Fiber veya fiberglas olarak adlandırılan malzeme, cam elyafı bazlıdır ve reçine ile sertleştirilmiştir. Liflerden oluşan kompozit yapısı sayesinde sağlamlık sağlar. İngilizce kısalması olarak GRP olarak da duymuş olabilirsiniz. GRP, camla güçlendirilmiş plastik anlamına gelir. Dünya piyasasında, seri üretim olarak satılan teknelerin ve markaların hepsi fiber bazlı yapılmaktadır. Fiber, fazla bakım gerektirmeyen bir malzemedir.
Fiberglas, temel yapı malzemesinin, reçine ile birleştirilmesi sonucu oldukça sağlam kompozit malzemeler yapılmaktadır. Fiber elyafları, lifli olabilir veya örgü şeklinde olabilir. Sağlamlık sağlanması için ikisi birliktede kullanılabilinir. Fiber elyaflarının da kullanım yerine göre kalınlıkları vardır, 300 veya 500 gibi metrekarede ağırlıklarına göre adlandırılırlar.
Fiber yapı yapılması için, epoksi, vinil ester veya polyester reçineleri kullanılabilir. Bu üç farklı reçinenin hepsi de aynı görevi yapmalarına rağmen, ömürleri bakımından farklılık gösterir. Aynı zamanda suya dayanımları da farklıdır. Fiberglas için en sağlam ve suya dayanıklı reçine epoksi reçinesidir.
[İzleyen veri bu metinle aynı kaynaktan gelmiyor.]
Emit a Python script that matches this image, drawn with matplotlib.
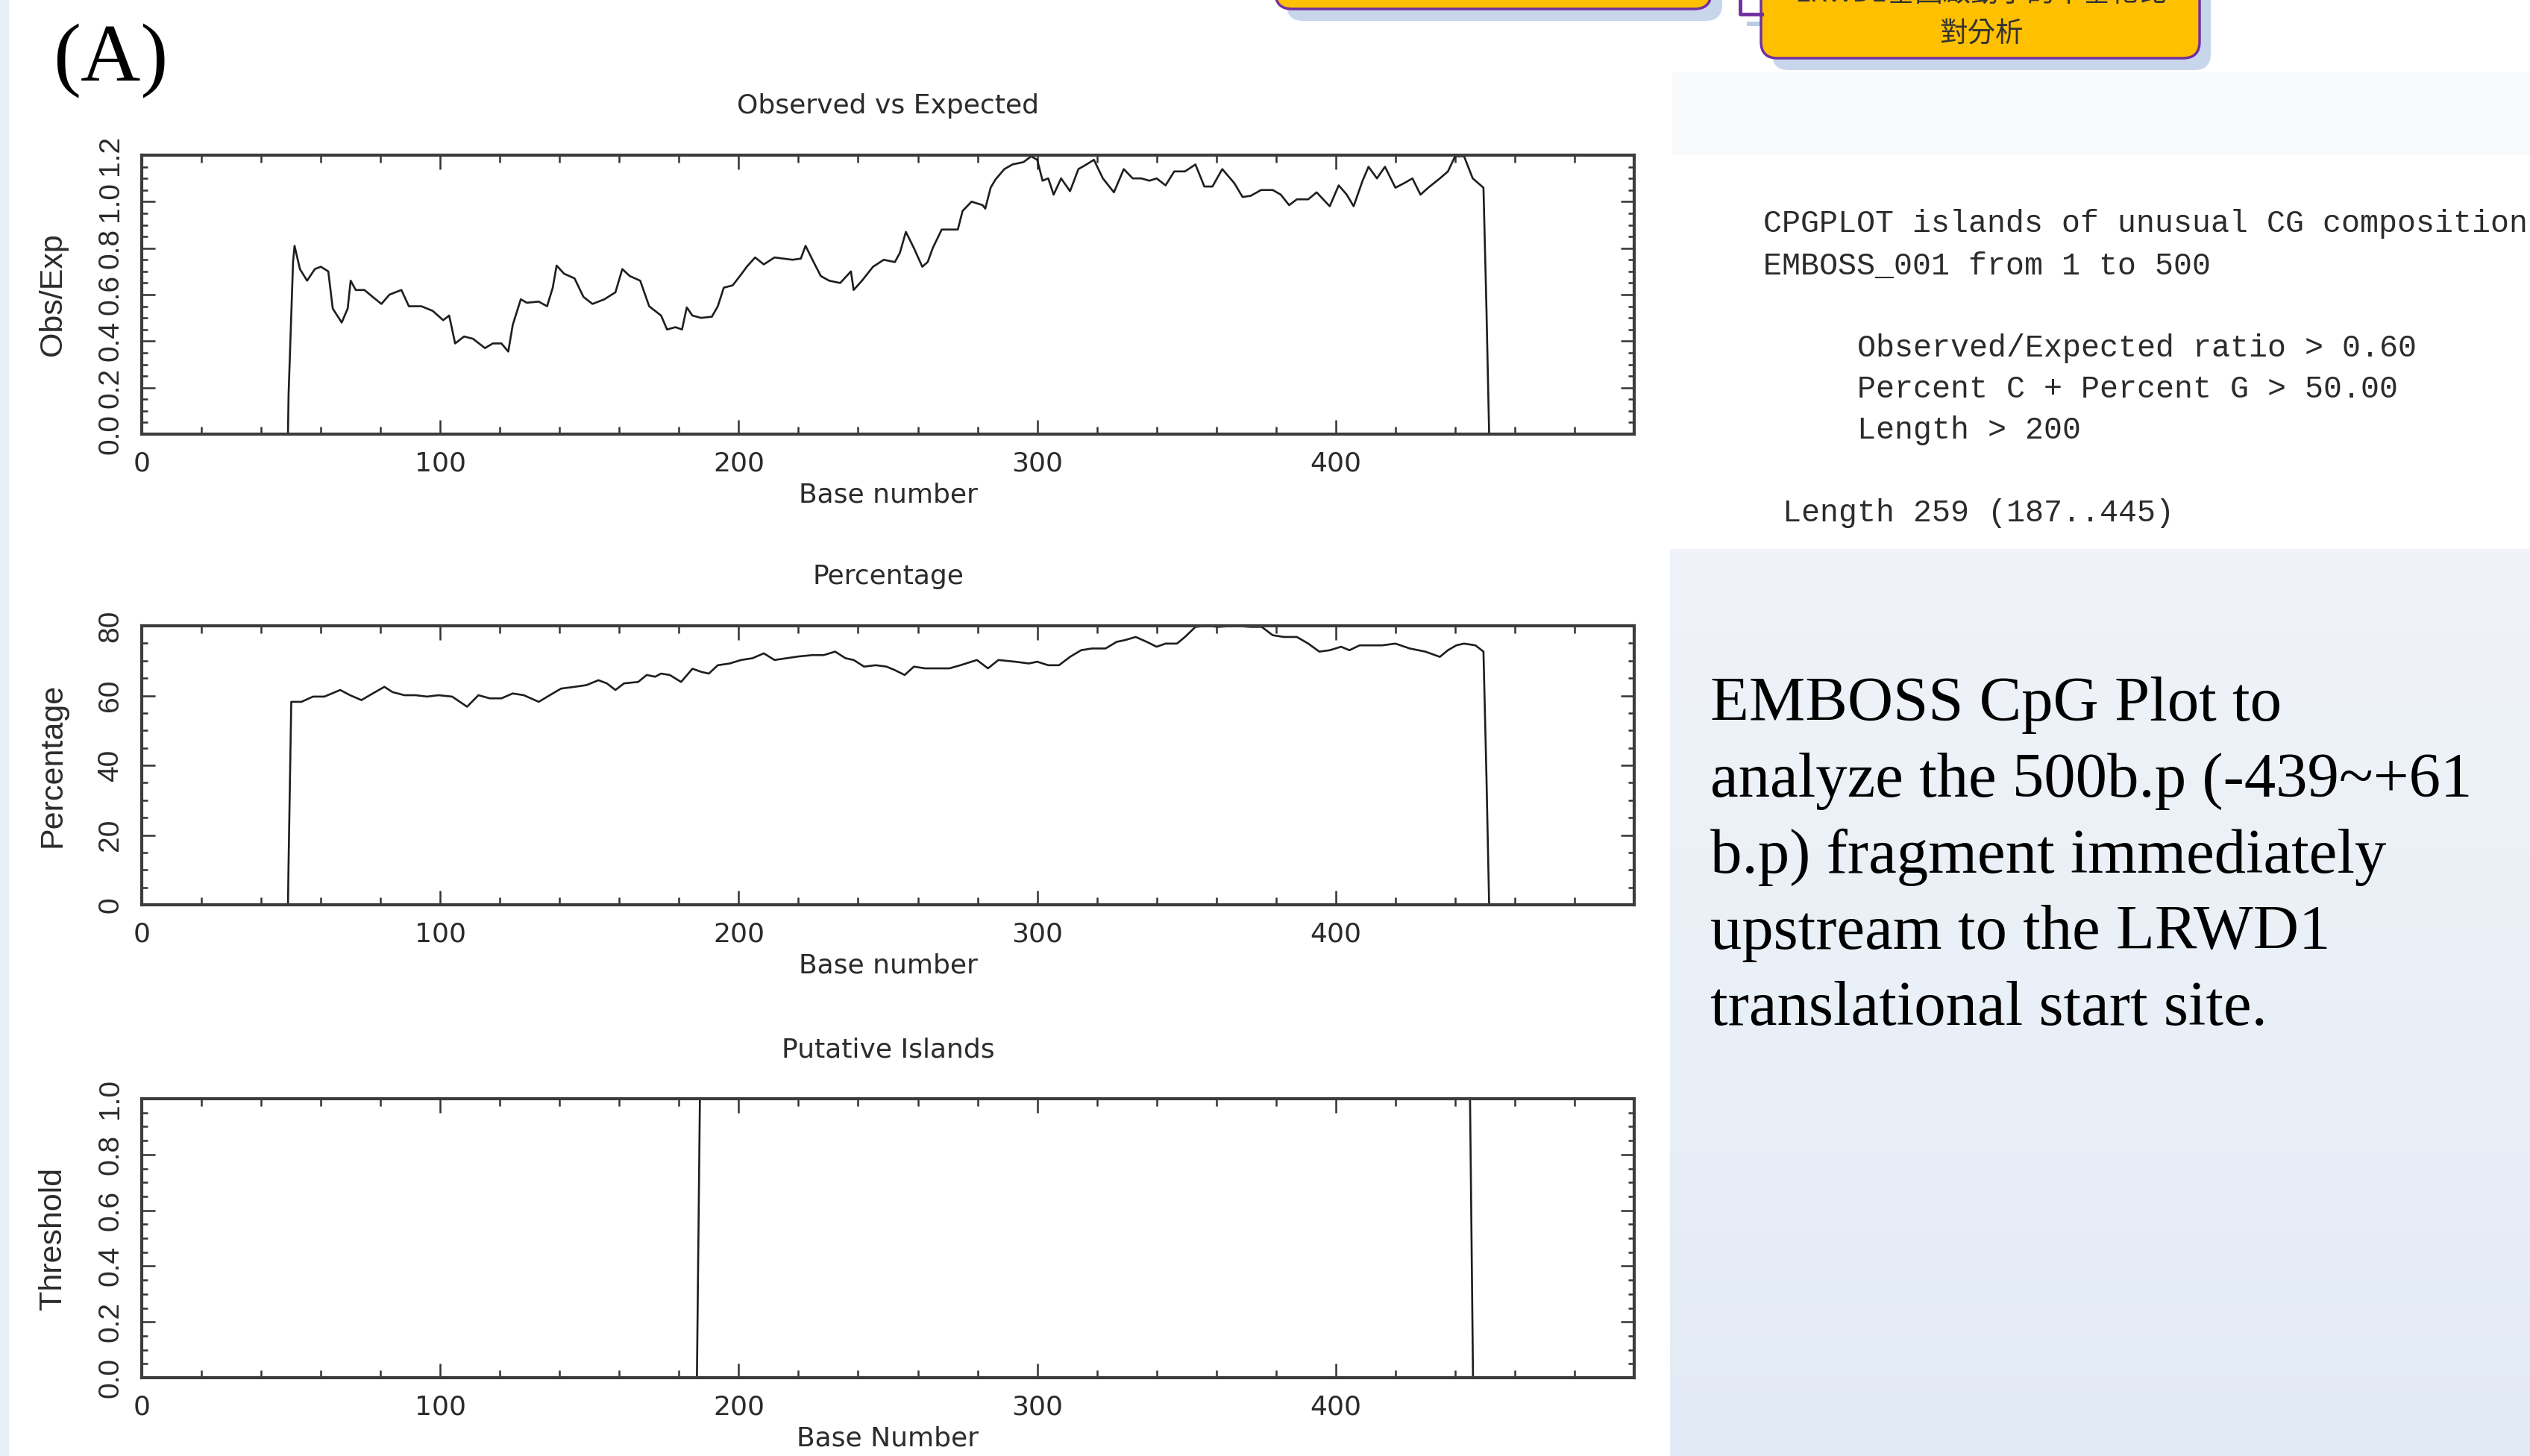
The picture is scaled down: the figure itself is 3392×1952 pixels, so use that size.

Bunun arkasından vinil ester gelir. Basamağın en altında ise polyester reçinesi vardır. Hem ucuzdur hem de diğerleri gibi dayanıklı değildir.
Fiberglas liflerinin sertleşmesi ve kürlenmesi için uygun miktarda reçine kullanılmaktadır. Gereğinden fazla kullanılan reçine, malzemeyi gereksiz derecede ağır yapar. Az kullanılan reçine ise, gerekli sağlamlığı sağlayamaz.
Fiberglas üretimi sırasında iki farklı teknik uygulanabilir. Bunlardan birisi, eski tip yani babadan kalma olarak nitelendirebileceğimiz el yatırması yönetimidir. Fiberglas lifleri yüzeye yayıldıktan sonra üzerine rula veya fırça ile reçine sürülür ve kürlenmesi için beklemeye bırakılır. Bir kaç saat sonra malzeme sertleşir ve formunu yakalar.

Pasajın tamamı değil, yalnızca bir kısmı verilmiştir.